Give an exact copy of every line, leaving images out.

**** Recorded data ****

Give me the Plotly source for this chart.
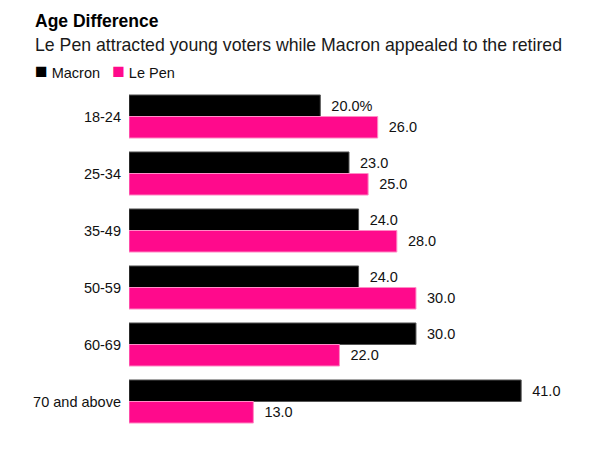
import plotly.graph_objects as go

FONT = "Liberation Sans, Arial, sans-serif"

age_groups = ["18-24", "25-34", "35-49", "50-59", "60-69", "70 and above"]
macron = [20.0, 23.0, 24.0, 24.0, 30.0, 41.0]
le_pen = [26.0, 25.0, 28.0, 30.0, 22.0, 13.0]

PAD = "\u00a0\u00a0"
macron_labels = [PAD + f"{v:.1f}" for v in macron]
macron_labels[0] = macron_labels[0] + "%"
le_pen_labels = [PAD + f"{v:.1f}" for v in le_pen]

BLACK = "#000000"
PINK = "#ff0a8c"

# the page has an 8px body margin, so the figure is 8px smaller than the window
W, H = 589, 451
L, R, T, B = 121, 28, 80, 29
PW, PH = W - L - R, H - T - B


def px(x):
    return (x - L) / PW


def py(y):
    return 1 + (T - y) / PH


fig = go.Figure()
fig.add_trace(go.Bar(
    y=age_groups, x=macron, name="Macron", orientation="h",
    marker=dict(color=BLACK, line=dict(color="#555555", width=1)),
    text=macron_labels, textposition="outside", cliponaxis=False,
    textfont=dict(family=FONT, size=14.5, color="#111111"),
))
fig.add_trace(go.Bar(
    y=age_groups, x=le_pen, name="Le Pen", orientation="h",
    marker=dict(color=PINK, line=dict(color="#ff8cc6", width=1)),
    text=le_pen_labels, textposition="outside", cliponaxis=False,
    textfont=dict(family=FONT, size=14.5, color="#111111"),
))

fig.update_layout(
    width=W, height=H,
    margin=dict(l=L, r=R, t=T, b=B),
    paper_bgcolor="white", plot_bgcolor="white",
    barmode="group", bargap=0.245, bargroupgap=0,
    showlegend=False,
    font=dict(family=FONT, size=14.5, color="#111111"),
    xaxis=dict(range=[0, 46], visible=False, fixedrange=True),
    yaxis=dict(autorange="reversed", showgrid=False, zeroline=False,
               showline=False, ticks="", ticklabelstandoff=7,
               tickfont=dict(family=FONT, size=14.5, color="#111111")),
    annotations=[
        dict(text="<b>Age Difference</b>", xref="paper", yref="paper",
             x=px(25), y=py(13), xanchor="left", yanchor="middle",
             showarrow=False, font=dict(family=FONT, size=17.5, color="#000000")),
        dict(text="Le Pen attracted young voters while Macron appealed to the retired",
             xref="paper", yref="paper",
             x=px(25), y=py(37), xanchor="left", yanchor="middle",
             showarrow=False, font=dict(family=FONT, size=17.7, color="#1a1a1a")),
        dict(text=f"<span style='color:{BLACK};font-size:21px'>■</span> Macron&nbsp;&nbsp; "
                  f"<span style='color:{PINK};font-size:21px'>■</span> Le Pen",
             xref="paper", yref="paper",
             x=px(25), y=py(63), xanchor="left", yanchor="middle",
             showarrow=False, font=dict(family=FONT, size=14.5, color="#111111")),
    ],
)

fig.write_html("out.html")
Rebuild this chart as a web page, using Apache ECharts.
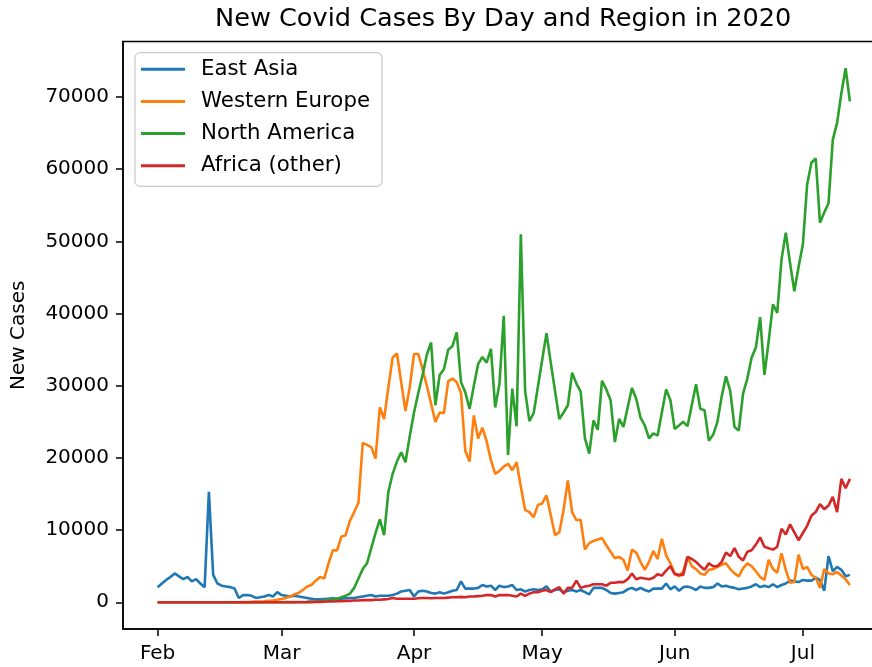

****

> Answer below:
Give me the Plotly source for this chart.
import plotly.graph_objects as go

FONT = "Liberation Sans, Arial, sans-serif"

age_groups = ["18-24", "25-34", "35-49", "50-59", "60-69", "70 and above"]
macron = [20.0, 23.0, 24.0, 24.0, 30.0, 41.0]
le_pen = [26.0, 25.0, 28.0, 30.0, 22.0, 13.0]

PAD = "\u00a0\u00a0"
macron_labels = [PAD + f"{v:.1f}" for v in macron]
macron_labels[0] = macron_labels[0] + "%"
le_pen_labels = [PAD + f"{v:.1f}" for v in le_pen]

BLACK = "#000000"
PINK = "#ff0a8c"

# the page has an 8px body margin, so the figure is 8px smaller than the window
W, H = 589, 451
L, R, T, B = 121, 28, 80, 29
PW, PH = W - L - R, H - T - B


def px(x):
    return (x - L) / PW


def py(y):
    return 1 + (T - y) / PH


fig = go.Figure()
fig.add_trace(go.Bar(
    y=age_groups, x=macron, name="Macron", orientation="h",
    marker=dict(color=BLACK, line=dict(color="#555555", width=1)),
    text=macron_labels, textposition="outside", cliponaxis=False,
    textfont=dict(family=FONT, size=14.5, color="#111111"),
))
fig.add_trace(go.Bar(
    y=age_groups, x=le_pen, name="Le Pen", orientation="h",
    marker=dict(color=PINK, line=dict(color="#ff8cc6", width=1)),
    text=le_pen_labels, textposition="outside", cliponaxis=False,
    textfont=dict(family=FONT, size=14.5, color="#111111"),
))

fig.update_layout(
    width=W, height=H,
    margin=dict(l=L, r=R, t=T, b=B),
    paper_bgcolor="white", plot_bgcolor="white",
    barmode="group", bargap=0.245, bargroupgap=0,
    showlegend=False,
    font=dict(family=FONT, size=14.5, color="#111111"),
    xaxis=dict(range=[0, 46], visible=False, fixedrange=True),
    yaxis=dict(autorange="reversed", showgrid=False, zeroline=False,
               showline=False, ticks="", ticklabelstandoff=7,
               tickfont=dict(family=FONT, size=14.5, color="#111111")),
    annotations=[
        dict(text="<b>Age Difference</b>", xref="paper", yref="paper",
             x=px(25), y=py(13), xanchor="left", yanchor="middle",
             showarrow=False, font=dict(family=FONT, size=17.5, color="#000000")),
        dict(text="Le Pen attracted young voters while Macron appealed to the retired",
             xref="paper", yref="paper",
             x=px(25), y=py(37), xanchor="left", yanchor="middle",
             showarrow=False, font=dict(family=FONT, size=17.7, color="#1a1a1a")),
        dict(text=f"<span style='color:{BLACK};font-size:21px'>■</span> Macron&nbsp;&nbsp; "
                  f"<span style='color:{PINK};font-size:21px'>■</span> Le Pen",
             xref="paper", yref="paper",
             x=px(25), y=py(63), xanchor="left", yanchor="middle",
             showarrow=False, font=dict(family=FONT, size=14.5, color="#111111")),
    ],
)

fig.write_html("out.html")
Rebuild this chart as a web page, using Apache ECharts.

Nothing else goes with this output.